------ PROVIDED MATERIAL
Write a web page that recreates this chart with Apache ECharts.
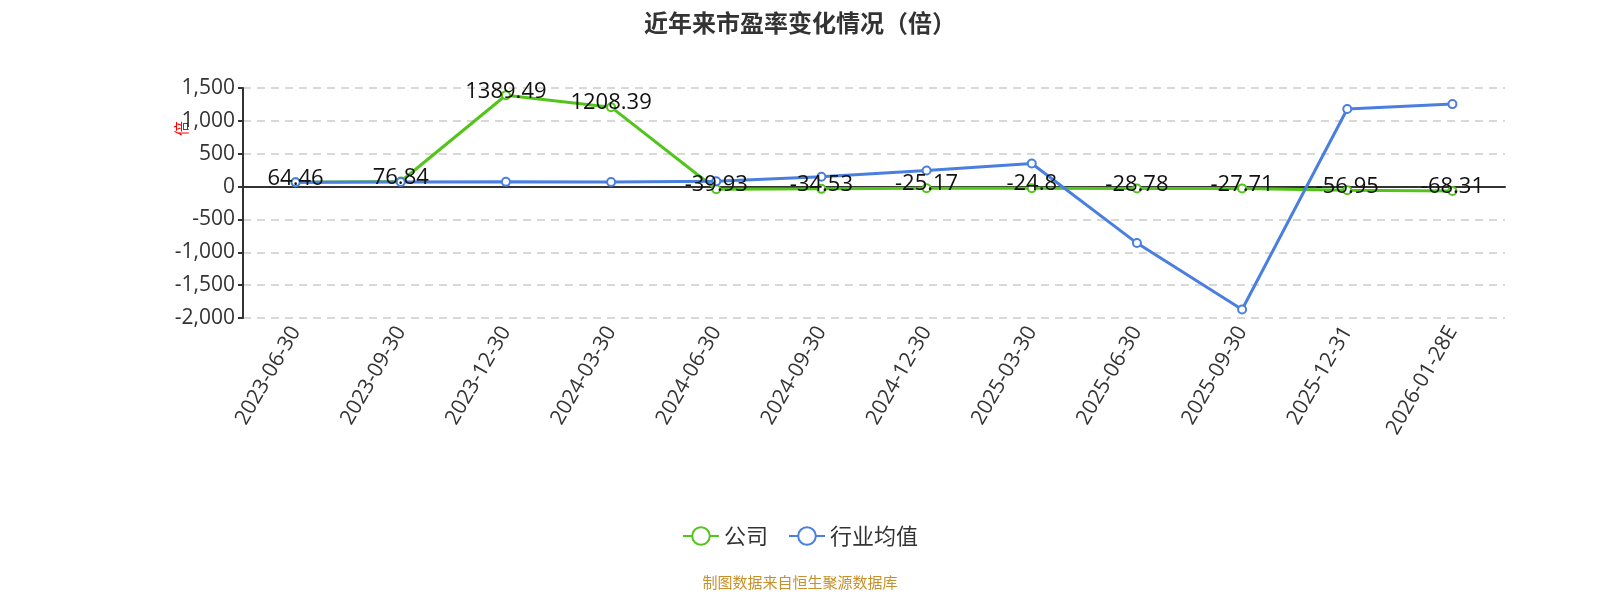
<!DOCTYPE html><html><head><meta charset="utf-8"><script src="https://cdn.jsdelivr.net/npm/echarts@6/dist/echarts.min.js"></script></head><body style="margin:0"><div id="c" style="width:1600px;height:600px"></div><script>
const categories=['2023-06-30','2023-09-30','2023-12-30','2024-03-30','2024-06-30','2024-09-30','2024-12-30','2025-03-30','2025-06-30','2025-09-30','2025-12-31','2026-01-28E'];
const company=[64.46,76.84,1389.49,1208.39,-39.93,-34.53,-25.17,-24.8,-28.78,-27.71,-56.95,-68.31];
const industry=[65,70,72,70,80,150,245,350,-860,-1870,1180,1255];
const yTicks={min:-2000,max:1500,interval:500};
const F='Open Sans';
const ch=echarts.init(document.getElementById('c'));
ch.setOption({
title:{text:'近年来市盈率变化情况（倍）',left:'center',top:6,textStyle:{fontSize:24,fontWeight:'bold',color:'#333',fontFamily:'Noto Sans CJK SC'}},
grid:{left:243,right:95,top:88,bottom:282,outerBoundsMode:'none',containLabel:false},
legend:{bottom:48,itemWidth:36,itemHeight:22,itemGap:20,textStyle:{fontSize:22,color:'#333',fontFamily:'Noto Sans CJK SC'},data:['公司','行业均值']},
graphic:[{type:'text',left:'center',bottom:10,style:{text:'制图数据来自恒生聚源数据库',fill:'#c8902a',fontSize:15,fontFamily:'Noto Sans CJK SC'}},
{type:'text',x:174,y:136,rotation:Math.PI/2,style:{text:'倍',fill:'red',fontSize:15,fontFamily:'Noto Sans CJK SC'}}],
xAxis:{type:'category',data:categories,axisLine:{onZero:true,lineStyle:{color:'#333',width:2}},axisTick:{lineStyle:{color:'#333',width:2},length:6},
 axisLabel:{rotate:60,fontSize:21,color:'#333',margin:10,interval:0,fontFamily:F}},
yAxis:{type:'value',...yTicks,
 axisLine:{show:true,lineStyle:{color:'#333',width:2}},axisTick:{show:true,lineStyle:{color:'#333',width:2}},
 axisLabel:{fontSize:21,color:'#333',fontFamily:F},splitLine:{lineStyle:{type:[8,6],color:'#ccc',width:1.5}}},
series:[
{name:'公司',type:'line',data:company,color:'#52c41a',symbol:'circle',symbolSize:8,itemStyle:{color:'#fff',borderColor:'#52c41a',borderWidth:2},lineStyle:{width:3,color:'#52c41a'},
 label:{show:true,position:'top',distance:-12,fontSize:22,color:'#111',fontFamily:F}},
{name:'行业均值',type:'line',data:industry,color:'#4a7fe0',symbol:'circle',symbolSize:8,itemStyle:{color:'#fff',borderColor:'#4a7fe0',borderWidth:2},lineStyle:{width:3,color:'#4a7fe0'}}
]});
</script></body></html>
------------
Transcribe the material exactly, keeping every word and none of the pictures.

Write a web page that recreates this chart with Apache ECharts.
<!DOCTYPE html><html><head><meta charset="utf-8"><script src="https://cdn.jsdelivr.net/npm/echarts@6/dist/echarts.min.js"></script></head><body style="margin:0"><div id="c" style="width:1600px;height:600px"></div><script>
const categories=['2023-06-30','2023-09-30','2023-12-30','2024-03-30','2024-06-30','2024-09-30','2024-12-30','2025-03-30','2025-06-30','2025-09-30','2025-12-31','2026-01-28E'];
const company=[64.46,76.84,1389.49,1208.39,-39.93,-34.53,-25.17,-24.8,-28.78,-27.71,-56.95,-68.31];
const industry=[65,70,72,70,80,150,245,350,-860,-1870,1180,1255];
const yTicks={min:-2000,max:1500,interval:500};
const F='Open Sans';
const ch=echarts.init(document.getElementById('c'));
ch.setOption({
title:{text:'近年来市盈率变化情况（倍）',left:'center',top:6,textStyle:{fontSize:24,fontWeight:'bold',color:'#333',fontFamily:'Noto Sans CJK SC'}},
grid:{left:243,right:95,top:88,bottom:282,outerBoundsMode:'none',containLabel:false},
legend:{bottom:48,itemWidth:36,itemHeight:22,itemGap:20,textStyle:{fontSize:22,color:'#333',fontFamily:'Noto Sans CJK SC'},data:['公司','行业均值']},
graphic:[{type:'text',left:'center',bottom:10,style:{text:'制图数据来自恒生聚源数据库',fill:'#c8902a',fontSize:15,fontFamily:'Noto Sans CJK SC'}},
{type:'text',x:174,y:136,rotation:Math.PI/2,style:{text:'倍',fill:'red',fontSize:15,fontFamily:'Noto Sans CJK SC'}}],
xAxis:{type:'category',data:categories,axisLine:{onZero:true,lineStyle:{color:'#333',width:2}},axisTick:{lineStyle:{color:'#333',width:2},length:6},
 axisLabel:{rotate:60,fontSize:21,color:'#333',margin:10,interval:0,fontFamily:F}},
yAxis:{type:'value',...yTicks,
 axisLine:{show:true,lineStyle:{color:'#333',width:2}},axisTick:{show:true,lineStyle:{color:'#333',width:2}},
 axisLabel:{fontSize:21,color:'#333',fontFamily:F},splitLine:{lineStyle:{type:[8,6],color:'#ccc',width:1.5}}},
series:[
{name:'公司',type:'line',data:company,color:'#52c41a',symbol:'circle',symbolSize:8,itemStyle:{color:'#fff',borderColor:'#52c41a',borderWidth:2},lineStyle:{width:3,color:'#52c41a'},
 label:{show:true,position:'top',distance:-12,fontSize:22,color:'#111',fontFamily:F}},
{name:'行业均值',type:'line',data:industry,color:'#4a7fe0',symbol:'circle',symbolSize:8,itemStyle:{color:'#fff',borderColor:'#4a7fe0',borderWidth:2},lineStyle:{width:3,color:'#4a7fe0'}}
]});
</script></body></html>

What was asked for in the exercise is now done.